When starting out in interaction design, many mentors recite countless usability principles, yet the dry text often fails to give beginners a clear understanding. This article explains Jakob Nielsen’s ten usability heuristics in plain language, providing practical tips and visual examples for new designers.

1. Visibility of System Status

System should let users know what is happening and provide appropriate feedback in a timely manner.

Every user action must receive feedback—success or failure—so users are never left guessing. If an operation is slow, show a progress bar, spinner, or other indicator.

2. Match Between System and Real World

System should use the language, words, phrases, and concepts familiar to the user, following real‑world conventions.

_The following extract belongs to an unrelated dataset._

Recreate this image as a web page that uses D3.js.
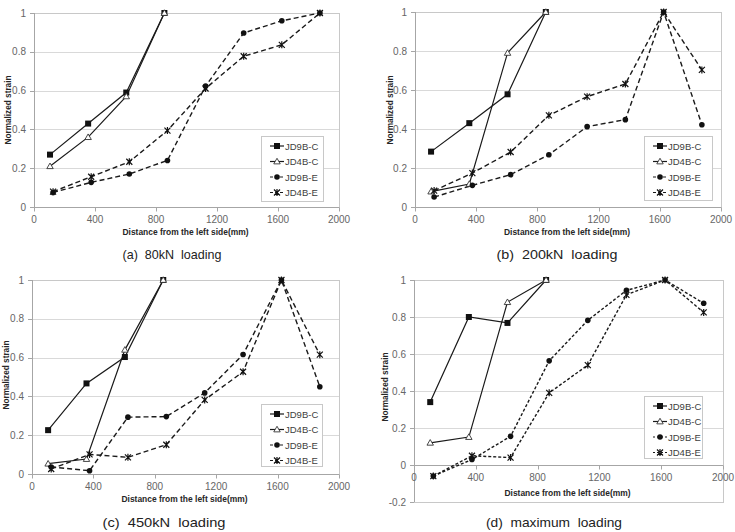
<!DOCTYPE html>
<html>
<head>
<meta charset="utf-8">
<script src="https://cdn.jsdelivr.net/npm/d3@7"></script>
<style>
	body { margin: 0; background: #fff; }
	svg { display: block; }
	.tick-label { font-family: "Liberation Sans", Arial, sans-serif; font-size: 10px; fill: #666; }
	.axis-title { font-family: "Liberation Sans", Arial, sans-serif; font-size: 9.5px; font-weight: bold; fill: #262626; }
	.legend-text { font-family: "Liberation Sans", Arial, sans-serif; font-size: 9.5px; fill: #404040; }
	.caption { font-family: "Liberation Sans", Arial, sans-serif; font-size: 13.5px; fill: #222; white-space: pre; }
</style>
</head>
<body>
<svg width="735" height="532"></svg>
<script>
// measuring positions (mm)
var xC = [105, 355, 605, 855];
var xE = [125, 375, 625, 875, 1125, 1375, 1625, 1875];
var seriesNames = ["JD9B-C", "JD4B-C", "JD9B-E", "JD4B-E"];
var captions = ["(a)  80kN  loading", "(b)  200kN  loading", "(c)  450kN  loading", "(d)  maximum  loading"];
var xTicks = [0, 400, 800, 1200, 1600, 2000];

// (a) 80kN
var a9C = [0.27, 0.43, 0.59, 1.0];
var a4C = [0.21, 0.36, 0.57, 1.0];
var a9E = [0.075, 0.127, 0.17, 0.24, 0.623, 0.897, 0.96, 1.0];
var a4E = [0.079, 0.156, 0.233, 0.394, 0.611, 0.777, 0.836, 1.0];

// (b) 200kN
var b9C = [0.284, 0.43, 0.578, 1.0];
var b4C = [0.079, 0.118, 0.79, 1.0];
var b9E = [0.051, 0.111, 0.166, 0.268, 0.412, 0.448, 1.0, 0.422];
var b4E = [0.084, 0.174, 0.282, 0.47, 0.566, 0.631, 1.0, 0.703];

// (c) 450kN
var c9C = [0.226, 0.467, 0.603, 1.0];
var c4C = [0.053, 0.077, 0.64, 1.0];
var c9E = [0.036, 0.017, 0.293, 0.296, 0.418, 0.616, 1.0, 0.45];
var c4E = [0.026, 0.101, 0.086, 0.151, 0.382, 0.527, 1.0, 0.615];

// (d) maximum
var d9C = [0.34, 0.8, 0.768, 1.0];
var d4C = [0.12, 0.151, 0.88, 1.0];
var d9E = [-0.06, 0.03, 0.155, 0.563, 0.782, 0.944, 1.0, 0.874];
var d4E = [-0.06, 0.05, 0.04, 0.39, 0.54, 0.92, 1.0, 0.825];

var yTicksA = [0, 0.2, 0.4, 0.6, 0.8, 1];
var yTicksD = [-0.2, 0, 0.2, 0.4, 0.6, 0.8, 1];

var panels = [
	{ left: 34, right: 339, top: 13, bottom: 207, yTicks: yTicksA, s: [a9C, a4C, a9E, a4E], dash: "5,3",
		tickY: 223, titleY: 235, capX: 172, capY: 259, capW: 99, yTitleX: 8, yTitleY: 110, legend: [261, 136, 62, 65] },
	{ left: 415, right: 721, top: 12, bottom: 207, yTicks: yTicksA, s: [b9C, b4C, b9E, b4E], dash: "5,3",
		tickY: 223, titleY: 235, capX: 557, capY: 259, capW: 121, yTitleX: 390, yTitleY: 110, legend: [644, 136, 68, 64] },
	{ left: 32, right: 339, top: 280, bottom: 474, yTicks: yTicksA, s: [c9C, c4C, c9E, c4E], dash: "5,3",
		tickY: 490, titleY: 502, capX: 164, capY: 527, capW: 123, yTitleX: 6, yTitleY: 375, legend: [261, 404, 61, 62] },
	{ left: 414, right: 723, top: 280, bottom: 502, yTicks: yTicksD, s: [d9C, d4C, d9E, d4E], dash: "3,2",
		tickY: 481, titleY: 496, capX: 554, capY: 527, capW: 136, yTitleX: 385, yTitleY: 387, legend: [644, 396, 58, 62] }
];

var svg = d3.select("svg");

function drawMarker(g, kind, x, y) {
	if (kind === 0) {
		g.append("rect").attr("x", x - 3).attr("y", y - 3).attr("width", 6).attr("height", 6).attr("fill", "#111");
	} else if (kind === 1) {
		g.append("path").attr("d", d3.symbol().type(d3.symbolTriangle).size(18)())
			.attr("transform", "translate(" + x + "," + (y + 0.5) + ")")
			.attr("fill", "#fff").attr("stroke", "#333").attr("stroke-width", 0.9);
	} else if (kind === 2) {
		g.append("circle").attr("cx", x).attr("cy", y).attr("r", 2.8).attr("fill", "#111");
	} else {
		// excel star marker: x with a vertical bar
		g.append("path")
			.attr("d", "M" + (x - 3) + "," + (y - 3) + "L" + (x + 3) + "," + (y + 3) +
				"M" + (x - 3) + "," + (y + 3) + "L" + (x + 3) + "," + (y - 3) +
				"M" + x + "," + (y - 3.5) + "L" + x + "," + (y + 3.5))
			.attr("stroke", "#111").attr("stroke-width", 1.2).attr("fill", "none");
	}
}

panels.forEach(function(p, pi) {
	var g = svg.append("g");
	var yMin = p.yTicks[0];
	var x = d3.scaleLinear().domain([0, 2000]).range([p.left, p.right]);
	var y = d3.scaleLinear().domain([yMin, 1]).range([p.bottom, p.top]);

	// gridlines
	g.append("g").selectAll("line").data(p.yTicks).enter().append("line")
		.attr("x1", p.left).attr("x2", p.right)
		.attr("y1", function(d) { return Math.round(y(d)) + 0.5; })
		.attr("y2", function(d) { return Math.round(y(d)) + 0.5; })
		.attr("stroke", "#d9d9d9").attr("stroke-width", 1);

	// plot border
	g.append("rect").attr("x", p.left + 0.5).attr("y", Math.round(p.top) + 0.5)
		.attr("width", p.right - p.left).attr("height", Math.round(p.bottom) - Math.round(p.top))
		.attr("fill", "none").attr("stroke", "#c8c8c8");

	// x axis at zero
	var y0 = Math.round(y(0)) + 0.5;
	g.append("line").attr("x1", p.left).attr("x2", p.right).attr("y1", y0).attr("y2", y0)
		.attr("stroke", "#a6a6a6");
	g.append("g").selectAll("line").data(xTicks).enter().append("line")
		.attr("x1", function(d) { return Math.round(x(d)) + 0.5; })
		.attr("x2", function(d) { return Math.round(x(d)) + 0.5; })
		.attr("y1", y0).attr("y2", y0 + 4).attr("stroke", "#a6a6a6");
	// y axis line + ticks
	g.append("line").attr("x1", p.left + 0.5).attr("x2", p.left + 0.5).attr("y1", p.top).attr("y2", p.bottom)
		.attr("stroke", "#a6a6a6");
	g.append("g").selectAll("line").data(p.yTicks).enter().append("line")
		.attr("x1", p.left - 4).attr("x2", p.left)
		.attr("y1", function(d) { return Math.round(y(d)) + 0.5; })
		.attr("y2", function(d) { return Math.round(y(d)) + 0.5; })
		.attr("stroke", "#a6a6a6");

	// tick labels
	g.append("g").selectAll("text").data(xTicks).enter().append("text")
		.attr("class", "tick-label")
		.attr("x", function(d) { return x(d); })
		.attr("y", p.tickY)
		.attr("text-anchor", "middle")
		.text(function(d) { return d; });
	g.append("g").selectAll("text").data(p.yTicks).enter().append("text")
		.attr("class", "tick-label")
		.attr("x", p.left - 8)
		.attr("y", function(d) { return y(d) + 3.5; })
		.attr("text-anchor", "end")
		.text(function(d) { return String(+d.toFixed(1)); });

	// axis titles
	g.append("text").attr("class", "axis-title")
		.attr("x", (p.left + p.right) / 2 - 1).attr("y", p.titleY)
		.attr("text-anchor", "middle")
		.attr("textLength", 126).attr("lengthAdjust", "spacingAndGlyphs")
		.text("Distance from the left side(mm)");
	g.append("text").attr("class", "axis-title")
		.attr("transform", "translate(" + (p.yTitleX + 3) + "," + p.yTitleY + ") rotate(-90)")
		.attr("text-anchor", "middle")
		.attr("textLength", 69).attr("lengthAdjust", "spacingAndGlyphs")
		.text("Normalized strain");

	// series
	var line = d3.line().x(function(d) { return x(d[0]); }).y(function(d) { return y(d[1]); });
	p.s.forEach(function(vals, si) {
		var xs = si < 2 ? xC : xE;
		var pts = vals.map(function(v, i) { return [xs[i], v]; });
		g.append("path").datum(pts)
			.attr("d", line)
			.attr("fill", "none")
			.attr("stroke", "#1a1a1a")
			.attr("stroke-width", si < 2 ? 1.2 : 1.4)
			.attr("stroke-dasharray", si < 2 ? null : p.dash);
	});
	p.s.forEach(function(vals, si) {
		var xs = si < 2 ? xC : xE;
		vals.forEach(function(v, i) { drawMarker(g, si, x(xs[i]), y(v)); });
	});

	// legend
	var L = p.legend;
	var lg = g.append("g");
	lg.append("rect").attr("x", L[0] + 0.5).attr("y", L[1] + 0.5).attr("width", L[2]).attr("height", L[3])
		.attr("fill", "#fff").attr("stroke", "#c8c8c8");
	seriesNames.forEach(function(name, si) {
		var ly = L[1] + 10 + si * 15.5;
		lg.append("line").attr("x1", L[0] + 9).attr("x2", L[0] + 23).attr("y1", ly).attr("y2", ly)
			.attr("stroke", "#1a1a1a").attr("stroke-width", 1.2)
			.attr("stroke-dasharray", si < 2 ? null : (pi === 3 ? "2,2" : "3,2"));
		drawMarker(lg, si, L[0] + 16, ly);
		lg.append("text").attr("class", "legend-text")
			.attr("x", L[0] + 24).attr("y", ly + 3.5)
			.text(name);
	});

	// caption
	g.append("text").attr("class", "caption")
		.attr("x", p.capX).attr("y", p.capY)
		.attr("text-anchor", "middle")
		.attr("textLength", p.capW).attr("lengthAdjust", "spacingAndGlyphs")
		.text(captions[pi]);
});
</script>
</body>
</html>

Speak in plain language—"talk like a human"—instead of technical jargon, ensuring users understand without feeling patronized.

3. User Control and Freedom

Users should be able to exit unwanted states easily and have undo/redo functionality.

Common icons like "X" for close and left‑arrow for back should be used consistently; provide clear exit points and allow actions to be undone to reduce errors.

4. Consistency and Standards

Users should not have to wonder whether different words, situations, or actions mean the same thing; follow platform conventions.

Use identical terminology and UI elements for similar functions (e.g., always label a feature as "Add" rather than mixing "Add" and "New"). Consistency builds familiarity and trust.

5. Error Prevention

Design should prevent problems before they occur, not just show error messages after the fact.

Disable or hide actions that cannot be performed, and avoid letting users make confusing choices that lead to errors.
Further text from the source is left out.